**Source material**
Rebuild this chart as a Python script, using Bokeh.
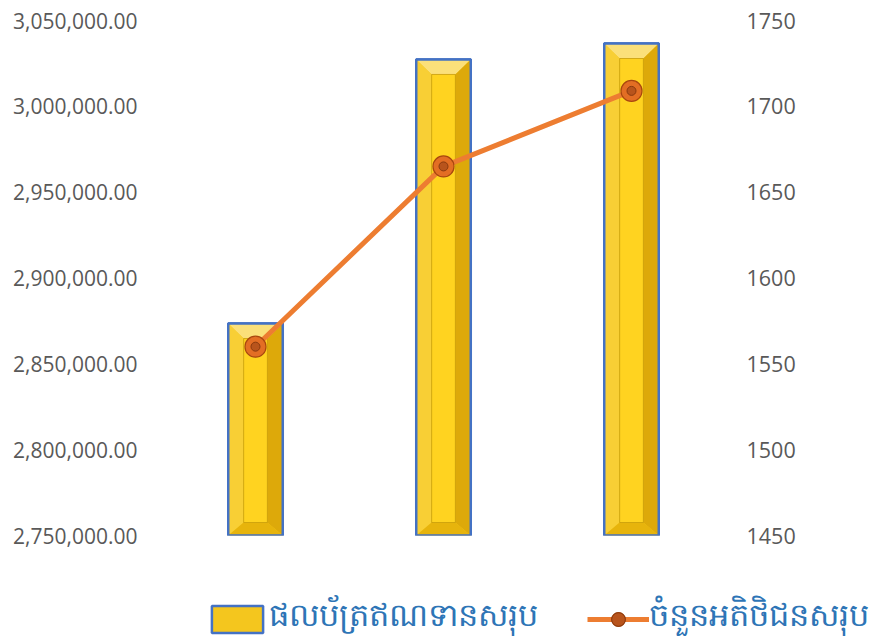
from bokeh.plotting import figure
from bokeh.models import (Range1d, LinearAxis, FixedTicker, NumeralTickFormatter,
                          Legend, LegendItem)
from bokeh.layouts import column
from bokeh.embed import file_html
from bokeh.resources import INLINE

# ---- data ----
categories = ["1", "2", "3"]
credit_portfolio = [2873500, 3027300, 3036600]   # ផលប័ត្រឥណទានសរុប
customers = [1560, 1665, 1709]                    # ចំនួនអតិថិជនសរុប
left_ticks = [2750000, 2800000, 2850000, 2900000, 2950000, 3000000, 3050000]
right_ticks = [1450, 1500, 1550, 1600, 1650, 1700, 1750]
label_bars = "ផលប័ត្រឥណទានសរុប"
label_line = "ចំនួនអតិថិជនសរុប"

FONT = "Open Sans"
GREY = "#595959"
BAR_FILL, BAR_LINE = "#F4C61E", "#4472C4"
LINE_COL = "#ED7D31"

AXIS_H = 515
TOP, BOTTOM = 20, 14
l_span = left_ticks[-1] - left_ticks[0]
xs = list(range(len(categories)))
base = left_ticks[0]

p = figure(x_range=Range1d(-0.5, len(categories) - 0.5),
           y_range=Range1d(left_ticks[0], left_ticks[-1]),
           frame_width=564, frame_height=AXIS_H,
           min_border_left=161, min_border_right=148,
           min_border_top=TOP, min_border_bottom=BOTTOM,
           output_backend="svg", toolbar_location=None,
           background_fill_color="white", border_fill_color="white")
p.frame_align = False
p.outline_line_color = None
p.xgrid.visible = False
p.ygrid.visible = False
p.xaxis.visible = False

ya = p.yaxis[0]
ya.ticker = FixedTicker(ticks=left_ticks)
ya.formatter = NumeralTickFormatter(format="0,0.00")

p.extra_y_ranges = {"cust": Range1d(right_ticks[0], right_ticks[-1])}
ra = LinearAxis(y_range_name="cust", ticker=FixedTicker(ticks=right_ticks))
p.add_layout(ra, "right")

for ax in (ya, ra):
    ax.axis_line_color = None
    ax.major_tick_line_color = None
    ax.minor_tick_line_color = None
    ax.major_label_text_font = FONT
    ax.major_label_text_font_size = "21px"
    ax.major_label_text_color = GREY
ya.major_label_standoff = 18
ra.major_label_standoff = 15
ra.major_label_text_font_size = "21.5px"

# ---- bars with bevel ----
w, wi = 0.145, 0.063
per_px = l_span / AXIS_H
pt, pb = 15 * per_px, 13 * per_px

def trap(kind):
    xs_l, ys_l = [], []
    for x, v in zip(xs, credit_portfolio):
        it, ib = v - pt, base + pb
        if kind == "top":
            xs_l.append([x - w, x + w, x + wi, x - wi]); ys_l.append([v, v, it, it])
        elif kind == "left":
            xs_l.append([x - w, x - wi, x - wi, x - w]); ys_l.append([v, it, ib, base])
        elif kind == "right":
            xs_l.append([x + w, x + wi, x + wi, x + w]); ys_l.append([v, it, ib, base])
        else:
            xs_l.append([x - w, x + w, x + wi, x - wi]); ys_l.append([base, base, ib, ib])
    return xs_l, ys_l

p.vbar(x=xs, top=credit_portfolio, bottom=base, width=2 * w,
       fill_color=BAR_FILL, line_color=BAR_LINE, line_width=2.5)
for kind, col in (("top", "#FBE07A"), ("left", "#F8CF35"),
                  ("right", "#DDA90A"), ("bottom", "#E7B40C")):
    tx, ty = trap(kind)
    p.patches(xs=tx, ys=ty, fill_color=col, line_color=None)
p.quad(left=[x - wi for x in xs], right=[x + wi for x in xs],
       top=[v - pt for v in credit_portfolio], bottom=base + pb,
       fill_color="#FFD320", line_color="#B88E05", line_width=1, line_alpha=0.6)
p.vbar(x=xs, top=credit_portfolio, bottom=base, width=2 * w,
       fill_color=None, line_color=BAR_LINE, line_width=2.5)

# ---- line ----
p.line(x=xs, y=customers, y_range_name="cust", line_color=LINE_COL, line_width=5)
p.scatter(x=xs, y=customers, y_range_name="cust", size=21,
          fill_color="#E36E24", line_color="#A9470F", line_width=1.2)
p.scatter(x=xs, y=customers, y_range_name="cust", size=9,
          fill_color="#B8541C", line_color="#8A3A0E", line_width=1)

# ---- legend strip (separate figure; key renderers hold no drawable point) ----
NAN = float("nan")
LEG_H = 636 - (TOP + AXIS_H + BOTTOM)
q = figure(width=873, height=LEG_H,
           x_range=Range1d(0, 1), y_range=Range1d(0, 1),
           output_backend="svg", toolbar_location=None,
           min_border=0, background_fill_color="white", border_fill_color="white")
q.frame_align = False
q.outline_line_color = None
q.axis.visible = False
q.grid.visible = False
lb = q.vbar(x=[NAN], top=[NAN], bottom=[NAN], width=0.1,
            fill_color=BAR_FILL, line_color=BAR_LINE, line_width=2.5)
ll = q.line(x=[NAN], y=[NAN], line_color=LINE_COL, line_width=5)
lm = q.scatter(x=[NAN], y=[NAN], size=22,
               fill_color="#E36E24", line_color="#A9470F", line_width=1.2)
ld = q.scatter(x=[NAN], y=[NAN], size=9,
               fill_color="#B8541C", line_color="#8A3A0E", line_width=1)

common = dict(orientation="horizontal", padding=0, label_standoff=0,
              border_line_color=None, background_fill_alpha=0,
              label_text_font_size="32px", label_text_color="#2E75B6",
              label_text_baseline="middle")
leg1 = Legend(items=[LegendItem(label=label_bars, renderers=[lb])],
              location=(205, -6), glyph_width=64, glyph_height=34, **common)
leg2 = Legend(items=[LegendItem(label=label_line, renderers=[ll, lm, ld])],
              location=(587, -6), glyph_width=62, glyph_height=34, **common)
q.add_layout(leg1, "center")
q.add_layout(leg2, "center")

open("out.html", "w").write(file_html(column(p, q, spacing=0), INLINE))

**Requirement**
Transcribe the full listing above exactly, with the images removed.

**Solution to the problem**
Rebuild this chart as a Python script, using Bokeh.
from bokeh.plotting import figure
from bokeh.models import (Range1d, LinearAxis, FixedTicker, NumeralTickFormatter,
                          Legend, LegendItem)
from bokeh.layouts import column
from bokeh.embed import file_html
from bokeh.resources import INLINE

# ---- data ----
categories = ["1", "2", "3"]
credit_portfolio = [2873500, 3027300, 3036600]   # ផលប័ត្រឥណទានសរុប
customers = [1560, 1665, 1709]                    # ចំនួនអតិថិជនសរុប
left_ticks = [2750000, 2800000, 2850000, 2900000, 2950000, 3000000, 3050000]
right_ticks = [1450, 1500, 1550, 1600, 1650, 1700, 1750]
label_bars = "ផលប័ត្រឥណទានសរុប"
label_line = "ចំនួនអតិថិជនសរុប"

FONT = "Open Sans"
GREY = "#595959"
BAR_FILL, BAR_LINE = "#F4C61E", "#4472C4"
LINE_COL = "#ED7D31"

AXIS_H = 515
TOP, BOTTOM = 20, 14
l_span = left_ticks[-1] - left_ticks[0]
xs = list(range(len(categories)))
base = left_ticks[0]

p = figure(x_range=Range1d(-0.5, len(categories) - 0.5),
           y_range=Range1d(left_ticks[0], left_ticks[-1]),
           frame_width=564, frame_height=AXIS_H,
           min_border_left=161, min_border_right=148,
           min_border_top=TOP, min_border_bottom=BOTTOM,
           output_backend="svg", toolbar_location=None,
           background_fill_color="white", border_fill_color="white")
p.frame_align = False
p.outline_line_color = None
p.xgrid.visible = False
p.ygrid.visible = False
p.xaxis.visible = False

ya = p.yaxis[0]
ya.ticker = FixedTicker(ticks=left_ticks)
ya.formatter = NumeralTickFormatter(format="0,0.00")

p.extra_y_ranges = {"cust": Range1d(right_ticks[0], right_ticks[-1])}
ra = LinearAxis(y_range_name="cust", ticker=FixedTicker(ticks=right_ticks))
p.add_layout(ra, "right")

for ax in (ya, ra):
    ax.axis_line_color = None
    ax.major_tick_line_color = None
    ax.minor_tick_line_color = None
    ax.major_label_text_font = FONT
    ax.major_label_text_font_size = "21px"
    ax.major_label_text_color = GREY
ya.major_label_standoff = 18
ra.major_label_standoff = 15
ra.major_label_text_font_size = "21.5px"

# ---- bars with bevel ----
w, wi = 0.145, 0.063
per_px = l_span / AXIS_H
pt, pb = 15 * per_px, 13 * per_px

def trap(kind):
    xs_l, ys_l = [], []
    for x, v in zip(xs, credit_portfolio):
        it, ib = v - pt, base + pb
        if kind == "top":
            xs_l.append([x - w, x + w, x + wi, x - wi]); ys_l.append([v, v, it, it])
        elif kind == "left":
            xs_l.append([x - w, x - wi, x - wi, x - w]); ys_l.append([v, it, ib, base])
        elif kind == "right":
            xs_l.append([x + w, x + wi, x + wi, x + w]); ys_l.append([v, it, ib, base])
        else:
            xs_l.append([x - w, x + w, x + wi, x - wi]); ys_l.append([base, base, ib, ib])
    return xs_l, ys_l

p.vbar(x=xs, top=credit_portfolio, bottom=base, width=2 * w,
       fill_color=BAR_FILL, line_color=BAR_LINE, line_width=2.5)
for kind, col in (("top", "#FBE07A"), ("left", "#F8CF35"),
                  ("right", "#DDA90A"), ("bottom", "#E7B40C")):
    tx, ty = trap(kind)
    p.patches(xs=tx, ys=ty, fill_color=col, line_color=None)
p.quad(left=[x - wi for x in xs], right=[x + wi for x in xs],
       top=[v - pt for v in credit_portfolio], bottom=base + pb,
       fill_color="#FFD320", line_color="#B88E05", line_width=1, line_alpha=0.6)
p.vbar(x=xs, top=credit_portfolio, bottom=base, width=2 * w,
       fill_color=None, line_color=BAR_LINE, line_width=2.5)

# ---- line ----
p.line(x=xs, y=customers, y_range_name="cust", line_color=LINE_COL, line_width=5)
p.scatter(x=xs, y=customers, y_range_name="cust", size=21,
          fill_color="#E36E24", line_color="#A9470F", line_width=1.2)
p.scatter(x=xs, y=customers, y_range_name="cust", size=9,
          fill_color="#B8541C", line_color="#8A3A0E", line_width=1)

# ---- legend strip (separate figure; key renderers hold no drawable point) ----
NAN = float("nan")
LEG_H = 636 - (TOP + AXIS_H + BOTTOM)
q = figure(width=873, height=LEG_H,
           x_range=Range1d(0, 1), y_range=Range1d(0, 1),
           output_backend="svg", toolbar_location=None,
           min_border=0, background_fill_color="white", border_fill_color="white")
q.frame_align = False
q.outline_line_color = None
q.axis.visible = False
q.grid.visible = False
lb = q.vbar(x=[NAN], top=[NAN], bottom=[NAN], width=0.1,
            fill_color=BAR_FILL, line_color=BAR_LINE, line_width=2.5)
ll = q.line(x=[NAN], y=[NAN], line_color=LINE_COL, line_width=5)
lm = q.scatter(x=[NAN], y=[NAN], size=22,
               fill_color="#E36E24", line_color="#A9470F", line_width=1.2)
ld = q.scatter(x=[NAN], y=[NAN], size=9,
               fill_color="#B8541C", line_color="#8A3A0E", line_width=1)

common = dict(orientation="horizontal", padding=0, label_standoff=0,
              border_line_color=None, background_fill_alpha=0,
              label_text_font_size="32px", label_text_color="#2E75B6",
              label_text_baseline="middle")
leg1 = Legend(items=[LegendItem(label=label_bars, renderers=[lb])],
              location=(205, -6), glyph_width=64, glyph_height=34, **common)
leg2 = Legend(items=[LegendItem(label=label_line, renderers=[ll, lm, ld])],
              location=(587, -6), glyph_width=62, glyph_height=34, **common)
q.add_layout(leg1, "center")
q.add_layout(leg2, "center")

open("out.html", "w").write(file_html(column(p, q, spacing=0), INLINE))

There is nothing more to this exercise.